When applying the strong Markov property, I find a few things useful to keep in mind:


*

*Use the shift operator, $\theta_t$, defined on $E^\mathbb{N}\rightarrow E^\mathbb{N}$ for each $\omega = (\omega_0, \omega_1, \dots)$ by 
$$\theta_t(\omega) = (\omega_1, \omega_2, \dots).$$

*Consider the family of probability measures $\{P_x\}_{x\in E}$, where $P_x(X_0 = x) = 1$. 

*Keep in mind that the Markov property has two parts: a part that says conditioning on $\mathcal{F}_n$ yields the same random variable as conditioning on $X_n$, and the part that says $Y_n = X_{\sigma + n}$ is Markov with initial distribution $\mathrm{Law}(X_\sigma)$. See e.g. the first 3 equations of this paper.

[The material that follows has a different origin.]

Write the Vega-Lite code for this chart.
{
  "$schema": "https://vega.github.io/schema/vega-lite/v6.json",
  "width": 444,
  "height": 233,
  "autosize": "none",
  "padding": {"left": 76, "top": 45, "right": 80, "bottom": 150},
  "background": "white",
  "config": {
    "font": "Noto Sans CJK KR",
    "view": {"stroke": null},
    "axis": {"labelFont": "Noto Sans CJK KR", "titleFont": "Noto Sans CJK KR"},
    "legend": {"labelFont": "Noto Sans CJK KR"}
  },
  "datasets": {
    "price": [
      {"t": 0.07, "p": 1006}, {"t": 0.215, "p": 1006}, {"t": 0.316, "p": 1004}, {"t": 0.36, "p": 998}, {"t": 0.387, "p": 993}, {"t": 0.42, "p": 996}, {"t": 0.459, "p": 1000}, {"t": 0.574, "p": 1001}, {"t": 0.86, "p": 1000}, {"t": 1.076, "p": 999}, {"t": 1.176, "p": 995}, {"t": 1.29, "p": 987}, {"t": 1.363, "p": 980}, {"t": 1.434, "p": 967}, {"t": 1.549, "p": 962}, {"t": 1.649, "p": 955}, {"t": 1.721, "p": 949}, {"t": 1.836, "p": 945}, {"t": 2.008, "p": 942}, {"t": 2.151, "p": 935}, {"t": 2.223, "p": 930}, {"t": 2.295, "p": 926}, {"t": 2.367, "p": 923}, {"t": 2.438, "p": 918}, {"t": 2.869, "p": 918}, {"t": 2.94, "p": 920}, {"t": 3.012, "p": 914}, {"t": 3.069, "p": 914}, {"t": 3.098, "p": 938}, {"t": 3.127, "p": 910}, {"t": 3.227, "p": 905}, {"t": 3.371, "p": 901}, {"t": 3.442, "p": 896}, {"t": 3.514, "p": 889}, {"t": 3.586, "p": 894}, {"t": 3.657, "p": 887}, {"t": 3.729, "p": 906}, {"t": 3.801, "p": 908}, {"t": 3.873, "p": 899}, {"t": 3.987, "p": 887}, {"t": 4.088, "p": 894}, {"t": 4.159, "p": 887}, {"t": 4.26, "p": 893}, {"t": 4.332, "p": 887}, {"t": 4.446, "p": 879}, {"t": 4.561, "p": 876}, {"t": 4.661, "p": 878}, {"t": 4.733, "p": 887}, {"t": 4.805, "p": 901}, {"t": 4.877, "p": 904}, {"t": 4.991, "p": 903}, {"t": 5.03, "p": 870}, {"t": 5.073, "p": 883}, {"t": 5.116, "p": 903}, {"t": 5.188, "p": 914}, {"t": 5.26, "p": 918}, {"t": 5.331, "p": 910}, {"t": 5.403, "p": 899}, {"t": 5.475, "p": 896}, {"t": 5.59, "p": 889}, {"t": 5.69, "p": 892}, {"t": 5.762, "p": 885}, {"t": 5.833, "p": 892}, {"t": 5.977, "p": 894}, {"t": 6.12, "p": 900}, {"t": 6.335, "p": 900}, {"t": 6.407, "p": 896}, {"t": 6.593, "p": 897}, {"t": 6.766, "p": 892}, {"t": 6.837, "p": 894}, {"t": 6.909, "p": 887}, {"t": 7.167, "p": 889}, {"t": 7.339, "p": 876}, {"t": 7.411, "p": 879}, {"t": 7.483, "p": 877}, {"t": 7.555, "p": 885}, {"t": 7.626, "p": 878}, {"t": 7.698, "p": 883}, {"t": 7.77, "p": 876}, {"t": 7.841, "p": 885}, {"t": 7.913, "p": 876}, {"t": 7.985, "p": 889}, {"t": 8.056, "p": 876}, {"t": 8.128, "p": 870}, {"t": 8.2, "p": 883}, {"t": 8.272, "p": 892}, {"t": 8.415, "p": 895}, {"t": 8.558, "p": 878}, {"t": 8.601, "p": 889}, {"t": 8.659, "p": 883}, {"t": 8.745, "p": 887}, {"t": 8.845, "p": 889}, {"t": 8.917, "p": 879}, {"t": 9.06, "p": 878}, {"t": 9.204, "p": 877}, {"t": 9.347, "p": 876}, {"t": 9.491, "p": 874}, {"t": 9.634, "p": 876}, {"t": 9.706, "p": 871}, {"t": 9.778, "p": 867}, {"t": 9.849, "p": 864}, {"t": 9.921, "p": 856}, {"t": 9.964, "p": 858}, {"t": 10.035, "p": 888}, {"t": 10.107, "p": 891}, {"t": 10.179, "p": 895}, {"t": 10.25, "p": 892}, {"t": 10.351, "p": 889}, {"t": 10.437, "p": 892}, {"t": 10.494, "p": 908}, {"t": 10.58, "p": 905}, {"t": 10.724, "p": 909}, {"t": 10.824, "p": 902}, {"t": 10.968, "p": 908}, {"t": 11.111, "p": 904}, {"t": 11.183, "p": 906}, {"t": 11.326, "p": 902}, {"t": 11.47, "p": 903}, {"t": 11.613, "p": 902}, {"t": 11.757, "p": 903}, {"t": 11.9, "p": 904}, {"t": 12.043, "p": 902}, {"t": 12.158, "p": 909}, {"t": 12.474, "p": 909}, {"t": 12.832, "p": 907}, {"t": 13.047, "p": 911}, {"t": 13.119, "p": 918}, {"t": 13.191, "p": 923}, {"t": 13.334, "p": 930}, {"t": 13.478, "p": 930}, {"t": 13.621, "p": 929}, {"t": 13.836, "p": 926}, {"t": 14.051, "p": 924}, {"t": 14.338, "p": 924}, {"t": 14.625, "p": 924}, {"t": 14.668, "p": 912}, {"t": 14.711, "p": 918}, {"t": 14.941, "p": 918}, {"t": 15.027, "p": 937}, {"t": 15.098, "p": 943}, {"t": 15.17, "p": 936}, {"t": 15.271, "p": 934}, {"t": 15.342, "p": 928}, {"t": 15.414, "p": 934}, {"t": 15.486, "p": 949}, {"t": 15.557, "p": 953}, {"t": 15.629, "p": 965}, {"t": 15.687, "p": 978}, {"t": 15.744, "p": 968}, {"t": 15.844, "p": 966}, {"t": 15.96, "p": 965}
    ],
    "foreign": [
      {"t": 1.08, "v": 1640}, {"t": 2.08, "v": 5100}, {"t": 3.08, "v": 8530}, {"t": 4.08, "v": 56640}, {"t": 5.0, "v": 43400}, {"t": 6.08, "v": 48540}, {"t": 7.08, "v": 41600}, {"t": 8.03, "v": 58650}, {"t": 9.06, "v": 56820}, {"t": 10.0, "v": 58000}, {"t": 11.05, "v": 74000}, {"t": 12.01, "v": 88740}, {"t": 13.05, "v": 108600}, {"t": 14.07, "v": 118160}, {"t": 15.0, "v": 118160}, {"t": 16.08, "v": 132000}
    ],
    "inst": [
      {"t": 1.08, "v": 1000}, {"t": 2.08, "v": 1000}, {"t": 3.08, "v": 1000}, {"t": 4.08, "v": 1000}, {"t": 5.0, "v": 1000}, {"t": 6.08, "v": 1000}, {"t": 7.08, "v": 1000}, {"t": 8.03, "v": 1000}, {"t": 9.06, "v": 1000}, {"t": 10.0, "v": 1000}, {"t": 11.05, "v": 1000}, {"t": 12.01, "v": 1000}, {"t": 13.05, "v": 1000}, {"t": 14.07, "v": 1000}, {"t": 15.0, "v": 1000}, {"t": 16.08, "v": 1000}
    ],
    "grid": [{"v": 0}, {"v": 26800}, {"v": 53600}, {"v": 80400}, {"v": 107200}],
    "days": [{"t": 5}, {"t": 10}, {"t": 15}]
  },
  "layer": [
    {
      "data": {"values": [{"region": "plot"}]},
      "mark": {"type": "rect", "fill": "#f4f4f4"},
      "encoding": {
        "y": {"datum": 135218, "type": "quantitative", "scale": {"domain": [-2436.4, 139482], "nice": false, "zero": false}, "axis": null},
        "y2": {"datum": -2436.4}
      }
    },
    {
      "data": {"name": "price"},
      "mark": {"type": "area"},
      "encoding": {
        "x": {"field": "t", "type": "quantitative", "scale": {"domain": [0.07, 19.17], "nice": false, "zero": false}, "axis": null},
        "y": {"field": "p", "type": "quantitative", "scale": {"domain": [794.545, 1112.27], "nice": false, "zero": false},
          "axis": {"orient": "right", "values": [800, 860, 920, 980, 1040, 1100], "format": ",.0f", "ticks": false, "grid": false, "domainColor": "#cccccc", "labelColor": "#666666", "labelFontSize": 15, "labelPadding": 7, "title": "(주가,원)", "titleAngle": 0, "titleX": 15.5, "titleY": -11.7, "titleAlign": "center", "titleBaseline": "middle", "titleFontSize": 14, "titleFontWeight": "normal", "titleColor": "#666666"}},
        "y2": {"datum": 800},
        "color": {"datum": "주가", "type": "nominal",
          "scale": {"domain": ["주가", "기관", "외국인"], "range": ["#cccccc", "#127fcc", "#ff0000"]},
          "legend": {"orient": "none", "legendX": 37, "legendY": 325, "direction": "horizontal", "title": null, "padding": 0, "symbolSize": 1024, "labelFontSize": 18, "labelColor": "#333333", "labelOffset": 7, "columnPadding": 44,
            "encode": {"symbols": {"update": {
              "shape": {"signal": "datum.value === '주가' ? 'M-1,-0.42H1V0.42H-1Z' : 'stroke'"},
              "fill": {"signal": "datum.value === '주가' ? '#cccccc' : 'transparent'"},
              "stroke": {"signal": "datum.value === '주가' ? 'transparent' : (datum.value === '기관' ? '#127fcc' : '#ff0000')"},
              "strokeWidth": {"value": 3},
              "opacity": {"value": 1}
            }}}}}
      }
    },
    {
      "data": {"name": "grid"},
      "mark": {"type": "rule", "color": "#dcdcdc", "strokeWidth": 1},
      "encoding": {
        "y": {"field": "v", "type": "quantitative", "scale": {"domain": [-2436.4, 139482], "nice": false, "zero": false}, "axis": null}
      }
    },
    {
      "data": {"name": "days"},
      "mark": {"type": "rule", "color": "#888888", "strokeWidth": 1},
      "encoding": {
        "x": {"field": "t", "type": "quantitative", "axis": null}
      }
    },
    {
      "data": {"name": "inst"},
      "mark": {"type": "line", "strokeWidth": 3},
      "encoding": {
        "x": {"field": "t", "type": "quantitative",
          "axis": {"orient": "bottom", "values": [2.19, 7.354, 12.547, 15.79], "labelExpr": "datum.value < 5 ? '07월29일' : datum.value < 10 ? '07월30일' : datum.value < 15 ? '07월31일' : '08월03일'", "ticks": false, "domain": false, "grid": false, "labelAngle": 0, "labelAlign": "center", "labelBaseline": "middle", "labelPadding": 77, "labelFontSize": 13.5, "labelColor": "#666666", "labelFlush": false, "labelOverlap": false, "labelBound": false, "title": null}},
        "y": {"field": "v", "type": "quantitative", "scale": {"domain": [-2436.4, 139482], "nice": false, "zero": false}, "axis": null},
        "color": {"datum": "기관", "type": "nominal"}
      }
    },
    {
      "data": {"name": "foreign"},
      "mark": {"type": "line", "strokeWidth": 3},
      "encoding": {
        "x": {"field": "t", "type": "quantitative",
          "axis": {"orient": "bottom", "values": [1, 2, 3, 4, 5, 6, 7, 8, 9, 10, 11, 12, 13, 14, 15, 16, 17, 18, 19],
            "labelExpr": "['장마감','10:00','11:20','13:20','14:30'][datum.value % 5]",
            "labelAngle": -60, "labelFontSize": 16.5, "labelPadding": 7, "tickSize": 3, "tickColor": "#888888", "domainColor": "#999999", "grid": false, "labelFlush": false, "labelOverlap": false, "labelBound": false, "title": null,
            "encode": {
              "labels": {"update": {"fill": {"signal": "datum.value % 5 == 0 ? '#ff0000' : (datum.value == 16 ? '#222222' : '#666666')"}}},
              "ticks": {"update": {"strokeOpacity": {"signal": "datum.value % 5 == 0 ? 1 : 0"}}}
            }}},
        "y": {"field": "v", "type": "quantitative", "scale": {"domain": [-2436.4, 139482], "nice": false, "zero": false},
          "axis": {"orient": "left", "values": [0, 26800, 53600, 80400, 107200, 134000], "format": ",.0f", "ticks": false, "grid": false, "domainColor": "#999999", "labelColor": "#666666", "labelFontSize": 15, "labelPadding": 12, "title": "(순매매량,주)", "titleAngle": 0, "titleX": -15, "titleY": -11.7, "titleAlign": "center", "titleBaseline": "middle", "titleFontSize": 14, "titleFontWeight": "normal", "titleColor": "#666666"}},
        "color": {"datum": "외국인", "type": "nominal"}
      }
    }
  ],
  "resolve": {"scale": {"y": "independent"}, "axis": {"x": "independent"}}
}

It's very easy to make mistakes with conditioning and even harder to spot them, especially when the result is so intuitively simple. As such, I make no claim of correctness, and hope you check my reasoning line by line.  
First, I do not understand your statement of the strong Markov property (what is $f((X_{\tau + k})_{k \in \mathbb{N}_0})$? a sequence?), so I use the standard one:
$$E_x[(Y\circ\theta_\tau)1_{\tau < \infty} | \mathcal{F}_\tau] = E_{X_\tau}[Y] 1_{\tau < \infty}$$
for any $\mathcal{F}^\infty$-measurable positive random variable $Y$. See e.g. Theorem 2.12  here. I will also take the simplified situation of $E$ being discrete and $B= \{b\}$ being a singleton, so as to isolate the use of the strong Markov property; we can generalize later.
Let $x \in E$ and consider the process $X$ started at $x$. Relabel $\sigma_B^{(k)}$ to $\sigma^k$ and $\sigma_B$ to $\sigma$ for simplicity. I will show that $E_x[\sigma^k] < \infty$ given that $E_x[\sigma^{k-1}] < \infty$ and $E_b[\sigma] < \infty$. Note that
$$\sigma^k = \sigma^{k-1} + \sigma\circ \theta_{\sigma^{k-1}} \tag{1}$$
$P_x$-a.s. This assertion needs to be proved, but it shows how the shift operator allows you nicely chop up assertions about stopping times. Also note that $\sigma^k$ is $\mathcal{F}_{\sigma^k}$-measurable for all $k\geq 1$. We have
\begin{align*}
E_x[\sigma^k] &= E_x[E_x[\sigma^k | \mathcal{F}_{\sigma^{k-1}}]] \\
&= E_x[E_x[\sigma^{k-1} + \sigma\circ \theta_{\sigma^{k-1}} | \mathcal{F}_{\sigma^{k-1}}]]\\
&= E_x[\sigma^{k-1}] + E_x[E_x[ \sigma\circ \theta_{\sigma^{k-1}} | \mathcal{F}_{\sigma^{k-1}}]] \\
&= E_x[\sigma^{k-1}] + E_x[E_{X_{\sigma^{k-1}}}[ \sigma]] \\
&= E_x[\sigma^{k-1}] + E_x[E_b[ \sigma]] \\
&= E_x[\sigma^{k-1}] + E_b[ \sigma] < \infty.
\end{align*} 
The first equality follows by the tower property,
the second by the decomposition $(1)$, the fourth by the strong Markov property, and the fifth because $X_{\sigma^{k-1}} = b$, $P_x$-a.s. I also used that $\sigma^{k-1} < \infty$, $P_x$-a.s.
Now let's say you want to generalize to a set $B$, as opposed to a singleton. Well, you certainly need some assumptions on the uniformity of the return times starting from all points $b \in B$. For instance, consider the Markov chain on $E = \mathbb{Z}$ which moves deterministically to the left: $P(X_{t+1} = x_t - 1) = 1$, and $B=\{-10, -9, ..., -1\}$. Then with $X_0 = 0$, $\sigma^{k}-\sigma^{k-1} = 1$ for $1 \leq k \leq 10$, but after that $\sigma^k = \infty$.